Taylor's forces followed the Sauks into Wisconsin and were present at their defeat in August at the Battle of Bad Axe. When Black Hawk was captured three weeks later, Colonel Taylor ordered his adjutant, Lieutenant Jefferson Davis, to assist Lieutenant Robert Anderson (later the defender of Fort Sumter) in taking the prisoner to Jefferson Barracks near St. Louis. With the cessation of hostilities, Taylor returned to his command of the frontier along the northern Mississippi River. West Point graduate Davis transferred to the First Dragoons and spent the next two years serving in the greater Midwest. In June 1835, Davis resigned from the Army, married his former commander's daughter, Sarah Knox Taylor, and moved to Mississippi to commence careers in agriculture and politics.

General Zachary Taylor led Illinois troops into battle in Mexico. At various times in 1846 and 1847, future Illinois governors William Bissell and Richard J. Oglesby were under his command. Long before the Black Hawk and Mexican wars, however, Taylor's first experience with Illinois soldiers took place in 1814 on the Mississippi River.

CALL TO ARMS
On June 18, 1812, the United States declared war on Great Britain because England had harassed our merchant marine and interfered with our frontier settlements. The Potawatomi, Sauk (Sac), Mesquakie (Fox), and other tribes in and around the Illinois Territory allied themselves with the British in hopes of protecting their hunting lands from the Indians. In response to the killings of Americans at and near Fort Dearborn and other attacks on isolated white settlers, Territorial Governor Ninian Edwards recruited hundreds of volunteer militiamen and rangers. Meanwhile, the U.S. sent federal troops to Missouri to prevent Britain's Indian allies from attacking St. Louis and settlements in today's west-central Illinois.

During the early stages of this conflict, Captain Taylor served admirably in Indiana at Fort Harrison and late in 1812 was breveted a major by General William Henry Harrison. Brevet Major Taylor was sent to St. Louis in April 1814 and took up his duties as second in command. In August, he was ordered to lead a force up the Mississippi to Rock Island to destroy Indian crops and build a fort to control the Mississippi and Des Moines rivers. Two previous expeditions that year had failed.
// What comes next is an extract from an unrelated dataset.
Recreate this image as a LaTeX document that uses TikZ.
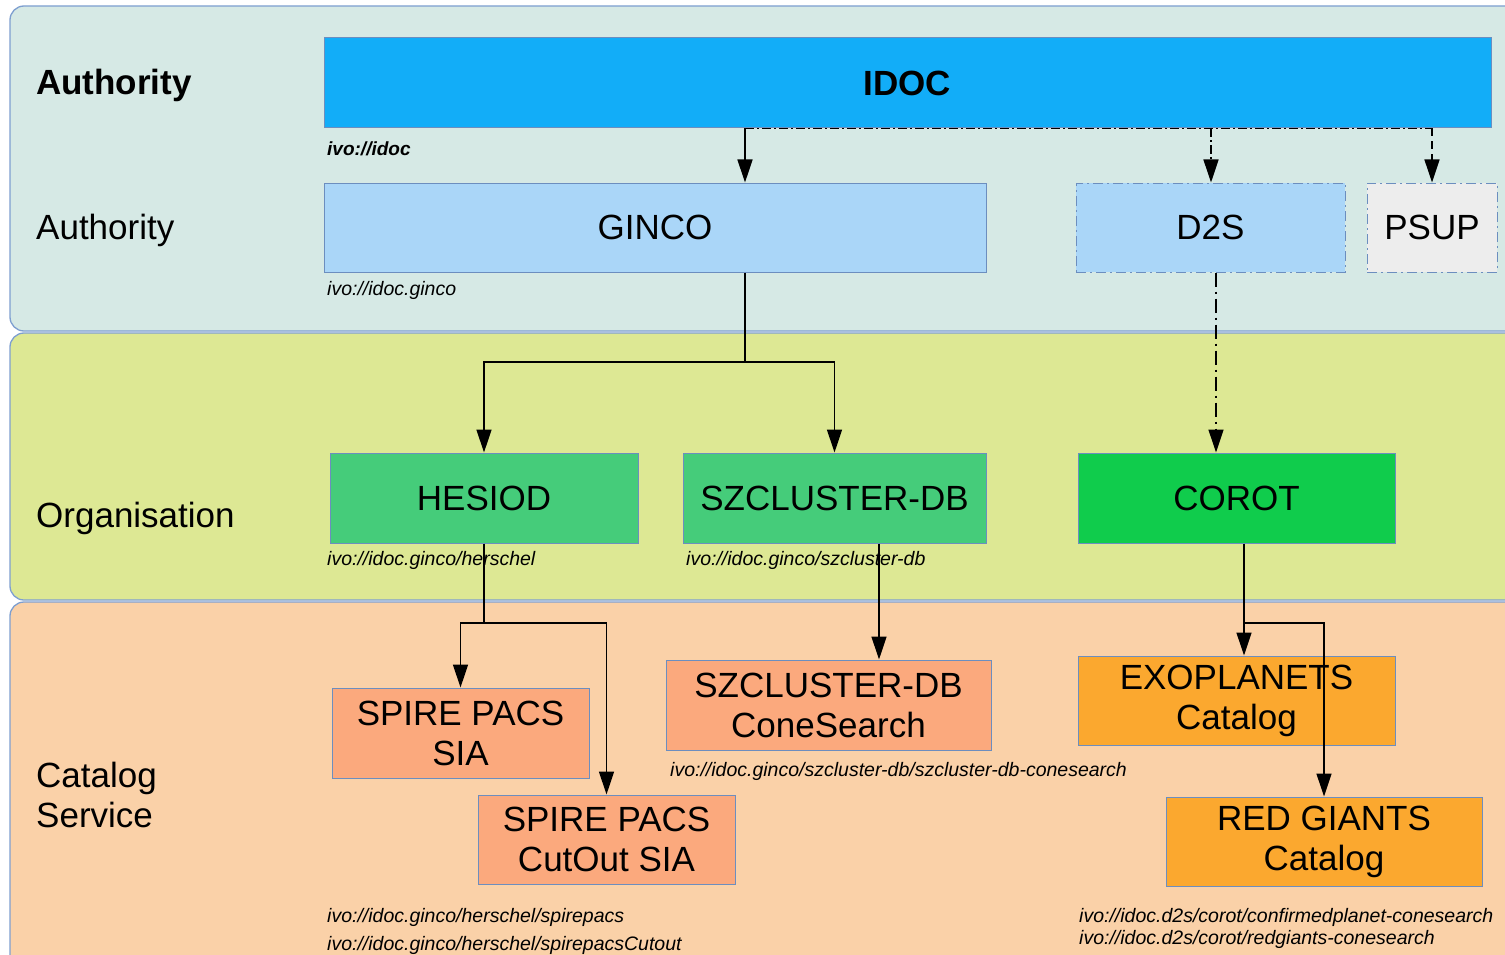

Departing on August 22nd, the expedition consisted of 8 large fortified keelboats with 40 army regulars and more than 300 Illinois militia serving under captains Samuel Whiteside and Nelson Rector. For the next two weeks this small armada sailed and rowed against the current without encountering the enemy, their only casualty being a private who fell victim to measles and later died. The expedition reached the mouth of the Rock River on a windy Sunday, September 4th, and settled in for the night on one of the many islands between Illinois and Iowa. The largest of these was Credit Island, so named because Indians received manufactured goods there each fall on "credit" and each spring paid back the debt to French and British traders with bundles of plush furs.

While Taylor's force landed and prepared for battle, the British under the command of Lieutenant Duncan Graham transplanted a battery of 30 men on a knoll in Iowa across from Taylor's keelboats. Graham had arrived a few days before with orders to "stir up" and support the Indians, but also to keep their "barbarity" in check and to prevent the scalping or the mutilation of prisoners. He reported to his superiors that his arrival gave the Sauks great satisfaction and convinced them "that their English Father is determined to support them against the ambition and unjust conduct of their enemies."
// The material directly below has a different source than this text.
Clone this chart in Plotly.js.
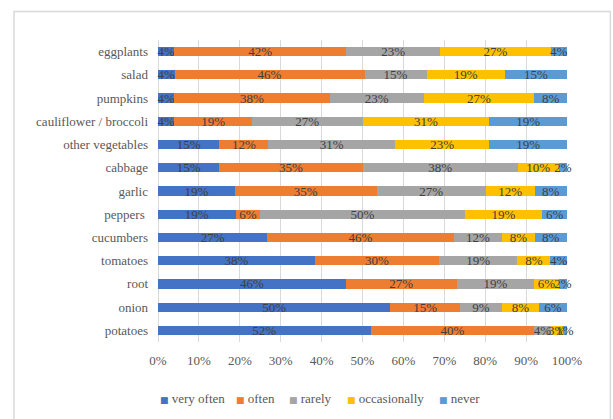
<!DOCTYPE html>
<html>
<head>
<meta charset="utf-8">
<script src="https://cdn.plot.ly/plotly-3.0.1.min.js"></script>
<style>
  html, body { margin: 0; padding: 0; background: #ffffff; }
  #chart { width: 613px; height: 419px; }
</style>
</head>
<body>
<div id="chart"></div>
<script>
// How often each vegetable is eaten (share of answers, %)
const vegetables = [
  'eggplants', 'salad', 'pumpkins', 'cauliflower / broccoli', 'other vegetables',
  'cabbage', 'garlic', 'peppers ', 'cucumbers', 'tomatoes', 'root', 'onion', 'potatoes'
];
const seriesNames = ['very often', 'often', 'rarely', 'occasionally', 'never'];
const seriesColors = ['#4472C4', '#ED7D31', '#A5A5A5', '#FFC000', '#5B9BD5'];

const veryOften    = [4, 4, 4, 4, 15, 15, 19, 19, 27, 38, 46, 50, 52];
const often        = [42, 46, 38, 19, 12, 35, 35, 6, 46, 30, 27, 15, 40];
const rarely       = [23, 15, 23, 27, 31, 38, 27, 50, 12, 19, 19, 9, 4];
const occasionally = [27, 19, 27, 31, 23, 10, 12, 19, 8, 8, 6, 8, 3];
const never        = [4, 15, 8, 19, 19, 2, 8, 6, 8, 4, 2, 6, 1];

const seriesValues = [veryOften, often, rarely, occasionally, never];
const xTicks = [0, 10, 20, 30, 40, 50, 60, 70, 80, 90, 100];

const serif = 'Liberation Serif, Times New Roman, serif';

const traces = seriesValues.map((vals, i) => ({
  type: 'bar',
  orientation: 'h',
  name: seriesNames[i],
  y: vegetables,
  x: vals,
  text: vals.map(v => v + '%'),
  textposition: 'inside',
  insidetextanchor: 'middle',
  textangle: 0,
  constraintext: 'none',
  cliponaxis: false,
  insidetextfont: { family: serif, size: 13, color: '#404040' },
  marker: { color: seriesColors[i], line: { width: 0 } },
  hoverinfo: 'skip',
  showlegend: false
}));

// Legend row along the bottom: coloured square followed by the series name
const legendX = [-0.0003, 0.1858, 0.3156, 0.4576, 0.6829];
const legendItems = seriesNames.map((name, i) => ({
  xref: 'paper', yref: 'paper',
  x: legendX[i], y: -0.187,
  xanchor: 'left', yanchor: 'middle',
  showarrow: false,
  text: '<span style="color:' + seriesColors[i] + ';font-family:DejaVu Sans;font-size:9px">■</span> ' + name,
  font: { family: serif, size: 13, color: '#595959' }
}));

const layout = {
  width: 613,
  height: 419,
  margin: { l: 158, r: 46, t: 40, b: 77 },
  paper_bgcolor: '#ffffff',
  plot_bgcolor: '#ffffff',
  barmode: 'stack',
  barnorm: 'percent',
  bargap: 0.6,
  showlegend: false,
  xaxis: {
    // tiny headroom so rows normalised to 100% are not treated as out of range
    range: [0, 100.001],
    tickvals: xTicks,
    ticktext: xTicks.map(t => t + '%'),
    showgrid: true,
    gridcolor: '#d9d9d9',
    gridwidth: 1,
    zeroline: true,
    zerolinecolor: '#d9d9d9',
    zerolinewidth: 1,
    showline: false,
    ticks: '',
    ticklabelstandoff: 9,
    tickfont: { family: serif, size: 13, color: '#595959' },
    fixedrange: true
  },
  yaxis: {
    autorange: 'reversed',
    showgrid: false,
    zeroline: false,
    showline: false,
    ticks: '',
    ticklabelstandoff: 9,
    tickfont: { family: serif, size: 13, color: '#595959' },
    fixedrange: true
  },
  annotations: legendItems,
  shapes: [{
    type: 'rect',
    xref: 'paper', yref: 'paper',
    x0: -0.352, x1: 1.106,
    y0: -0.4, y1: 1.094,
    line: { color: '#d9d9d9', width: 1.5 },
    fillcolor: 'rgba(0,0,0,0)',
    layer: 'below'
  }]
};

Plotly.newPlot('chart', traces, layout, { displayModeBar: false, staticPlot: true });
</script>
</body>
</html>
Before first light, Indians (including Black Hawk) opened fire on Taylor's troops and a pitched battle began on the islands and in the river. Major Taylor instructed Captain Rector to drop down river, ground his boat on Credit Island's western shore, and pour broadside after broadside from his swivel guns into any foe in range. The British battery then opened fire on the Americans, the first shot blasting through the bow of Taylor's boat as a "thousand" Indians appeared from nowhere, howling, shrieking, and firing.

Whiteside, under Taylor's orders, went to rescue Rector whose boat was adrift. After Rector's men had driven back a large number of Indians, Illinois Ranger Paul Harpole leaped into waist deep water to secure a cable to Whiteside's craft. He rapidly fired fourteen rounds from muskets handed to him by his sheltered comrades until he was shot in the forehead and sank below the waters. Taylor, for the only time in his career, gave the order to retreat.

The flotilla raced down river firing on the enemy for two miles. After enemy sightings had stopped, Tavlor landed to treat the 14 wounded (3 would later die) and repair his riddled boats.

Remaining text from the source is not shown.